Today is Changing Places Awareness Day – the annual event that highlights the importance of fully-accessible toilets needed by more than a quarter of a million people in the UK.
Without enough Changing Places toilets, people with severe disabilities face the option of not leaving their homes, limiting fluid intake on days out, or having to be changed on dirty toilet floors.
As co-chairs of the Changing Places Consortium, we are committed to campaigning for Changing Places toilets until there are enough UK wide. We will be using Changing Places Awareness Day to show the need for the facilities and are encouraging as many people as possible to get involved.
What can you do?
- If you haven’t already, you can respond to the Government’s consultation here.
- Send a letter to your local newspaper editor asking them to raise awareness of the campaign.
- Download our Changing Places pledge cardand tell us why Changing Places toilets matter to you. Share your pictures on the day using #CPAD2019.
- Take a photo using the #CPSelfie kit and share it with us online.

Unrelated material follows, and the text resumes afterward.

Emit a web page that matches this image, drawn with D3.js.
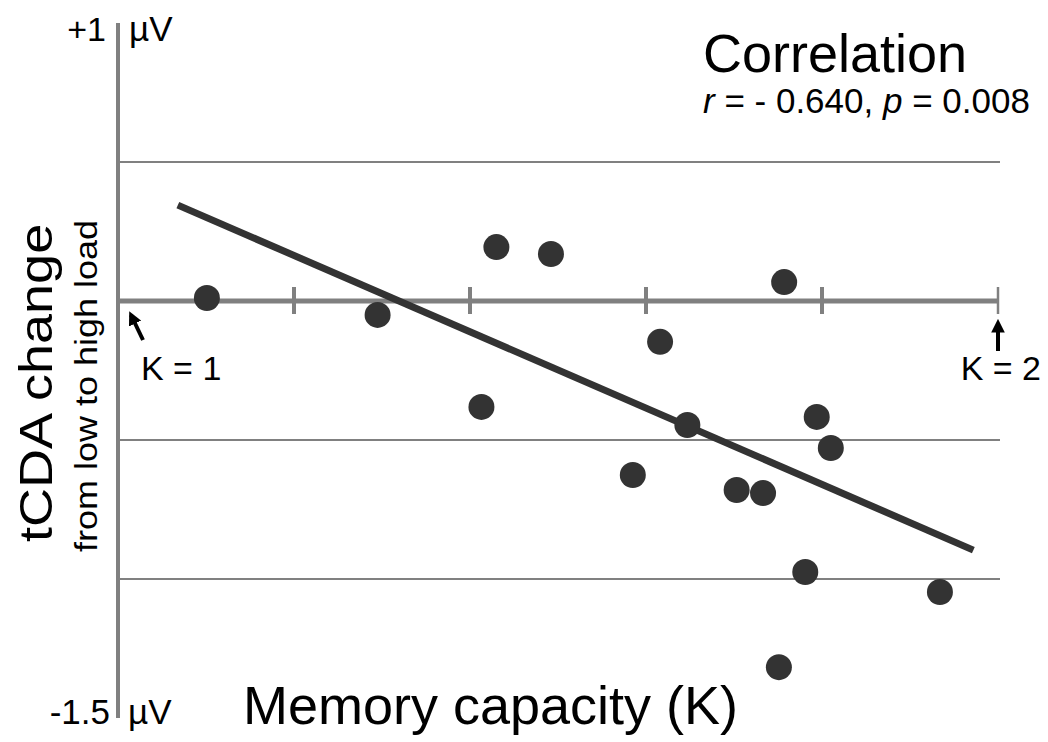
<!DOCTYPE html>
<html>
<head>
<meta charset="utf-8">
<script src="https://cdn.jsdelivr.net/npm/d3@7"></script>
<style>
  html, body { margin: 0; padding: 0; background: #fff; }
  svg { display: block; font-family: "Liberation Sans", Arial, sans-serif; }
</style>
</head>
<body>
<svg id="chart" width="1048" height="742"></svg>
<script>
// memory capacity (K) per subject
var capacity = [1.101, 1.295, 1.430, 1.492, 1.413, 1.616, 1.647, 1.585,
  1.703, 1.733, 1.757, 1.794, 1.810, 1.781, 1.751, 1.934];
// tCDA change from low to high load (µV)
var tcdaChange = [0.011, -0.050, 0.194, 0.169, -0.381, -0.147, -0.446, -0.626,
  -0.680, -0.691, 0.068, -0.417, -0.529, -0.975, -1.317, -1.047];
// regression line end points
var fitK = [1.068, 1.972];
var fitV = [0.345, -0.896];
var gridValues = [0.5, -0.5, -1];
var kTicks = [1.2, 1.4, 1.6, 1.8, 2.0];

var grey = '#808080';
var dark = '#333333';

var svg = d3.select('#chart');

var x = d3.scaleLinear().domain([1, 2]).range([118, 998]);
var y = d3.scaleLinear().domain([-1.5, 1]).range([718, 23]);

// horizontal grid lines
svg.selectAll('line.grid')
  .data(gridValues)
  .enter()
  .append('line')
  .attr('class', 'grid')
  .attr('x1', x(1))
  .attr('x2', x(2) + 2)
  .attr('y1', function(d) { return y(d); })
  .attr('y2', function(d) { return y(d); })
  .style('stroke', grey)
  .style('stroke-width', 2);

// zero line with K ticks
svg.append('line')
  .attr('x1', x(1))
  .attr('x2', x(2))
  .attr('y1', y(0))
  .attr('y2', y(0))
  .style('stroke', grey)
  .style('stroke-width', 5);

svg.selectAll('line.ktick')
  .data(kTicks)
  .enter()
  .append('line')
  .attr('class', 'ktick')
  .attr('x1', function(d) { return x(d); })
  .attr('x2', function(d) { return x(d); })
  .attr('y1', y(0) - 14)
  .attr('y2', y(0) + 13)
  .style('stroke', grey)
  .style('stroke-width', function(d) { return d === 2 ? 2.5 : 4; });

// vertical axis
svg.append('line')
  .attr('x1', x(1))
  .attr('x2', x(1))
  .attr('y1', y(1))
  .attr('y2', y(-1.5))
  .style('stroke', grey)
  .style('stroke-width', 4);

// regression line
svg.append('line')
  .attr('x1', x(fitK[0]))
  .attr('y1', y(fitV[0]))
  .attr('x2', x(fitK[1]))
  .attr('y2', y(fitV[1]))
  .style('stroke', dark)
  .style('stroke-width', 7);

// subjects
svg.selectAll('circle.subject')
  .data(d3.zip(capacity, tcdaChange))
  .enter()
  .append('circle')
  .attr('class', 'subject')
  .attr('cx', function(d) { return x(d[0]); })
  .attr('cy', function(d) { return y(d[1]); })
  .attr('r', 13)
  .style('fill', dark);

// arrows marking K = 1 and K = 2
svg.append('defs').append('marker')
  .attr('id', 'head')
  .attr('viewBox', '0 0 10 10')
  .attr('refX', 7)
  .attr('refY', 5)
  .attr('markerWidth', 3.4)
  .attr('markerHeight', 3.4)
  .attr('orient', 'auto')
  .append('path')
  .attr('d', 'M0,0 L10,5 L0,10 z')
  .style('fill', '#000');

svg.append('line')
  .attr('x1', x(1) + 25).attr('y1', y(0) + 39)
  .attr('x2', x(1) + 13).attr('y2', y(0) + 14)
  .style('stroke', '#000').style('stroke-width', 4)
  .attr('marker-end', 'url(#head)');

svg.append('line')
  .attr('x1', x(2)).attr('y1', y(0) + 50)
  .attr('x2', x(2)).attr('y2', y(0) + 22)
  .style('stroke', '#000').style('stroke-width', 4)
  .attr('marker-end', 'url(#head)');

function label(text, px, py, size, anchor) {
  return svg.append('text')
    .attr('x', px)
    .attr('y', py)
    .attr('text-anchor', anchor || 'start')
    .style('font-size', size + 'px')
    .style('fill', '#000')
    .text(text);
}

label('K = 1', 141, 380, 34);
label('K = 2', 1041, 380, 34, 'end');
label('+1', 106, 41, 34, 'end');
label('\u00b5V', 129, 41, 35);
label('-1.5', 110, 724, 35, 'end');
label('\u00b5V', 128, 724, 35);
label('Memory capacity (K)', 243, 724, 54);
label('Correlation', 703, 72, 54);

var stats = label('', 703, 113, 35);
stats.append('tspan').style('font-style', 'italic').text('r');
stats.append('tspan').text(' = - 0.640, ');
stats.append('tspan').style('font-style', 'italic').text('p');
stats.append('tspan').text(' = 0.008');

// rotated y titles
svg.append('text')
  .attr('transform', 'translate(52,542) rotate(-90) scale(1,0.87)')
  .style('font-size', '54px')
  .text('tCDA change');

svg.append('text')
  .attr('transform', 'translate(97,552) rotate(-90) scale(1,0.86)')
  .style('font-size', '36px')
  .text('from low to high load');
</script>
</body>
</html>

- Download our campaigns leaflet (or email us for some hard copies)
Carrie Aimes, who has Ullrich muscular dystrophy, had a catheter surgically fitted because of a lack of Changing Places toilets. She says:
Not having access to Changing Places facilities takes away your independence. It made planning days out so complicated. In the past, I either wouldn’t go out, or I’d dehydrate myself. I was so desperate to avoid the indignity of struggling to transfer from my wheelchair whenever I needed to go to the toilet, I was prepared to do anything.
What are Changing Places toilets?
Changing Places toilets are fully-accessible and include additional equipment such as a height-adjustable adult-sized changing bench and a hoist. They are also larger than standard accessible toilets. You can find out more here.
They are needed by people with severe and multiple learning disabilities, as well as people with other physical disabilities, such as spinal injuries, muscle-wasting conditions and multiple sclerosis.
Our latest figures, released to mark the awareness day, show that, out of all UK regions, London has the fewest Changing Places toilets per head, at 0.9 per 100,000 people.
The full findings are below:
- Scotland (3.6)
- Channel Islands (3)
- West Midlands (3)
- Yorkshire and the Humber (3)
- East Midlands (2.6)
- North East (2.2)
- Wales (2.2)
- South West (2.1)
- East of England (1.9)
- North West (1.8)
- South East (1.7)
- Northern Ireland (1.4)
- London (0.9)
Our data also shows that:
- 14 out of 2,563 railway stations and 49 out of 5,497 visitor attractions – both fewer than one per cent – have a Changing Places toilet
- There are 24 Changing Places toilets at 16 of the UK’s 46 airports
- Just 18 pubs, restaurants and cafes across the UK have a Changing Places toilet
What are we calling for?
We know some places don’t have enough Changing Places toilets. That is why we are calling for at least one facility in every town.
We will also be pushing the Government to quickly put in place the legislation to make Changing Places mandatory in new, large public buildings, once its consultation closes.
What progress has been made since 2018?
While there is still work to be done, we must recognise the progress that has been made over the past 12 months. In May, the Government launched a consultation on making Changing Places toilets mandatory in new, large public buildings following years of campaigning.
In addition, the Department for Transport is providing £2 million funding to install Changing Places toilets at motorway service stations in England. And a partnership with supermarket giant Tesco has resulted in a rollout of 35 facilities at stores across the country.
Clare Lucas, Head of Policy and Campaigns at Muscular Dystrophy UK, says:
Going to the toilet is a basic human right, but too many disabled people are being denied that right. Activities that many of us take for granted, like going to work or shopping, prove difficult because there just aren’t enough facilities. This is leaving disabled people isolated, and that’s not acceptable.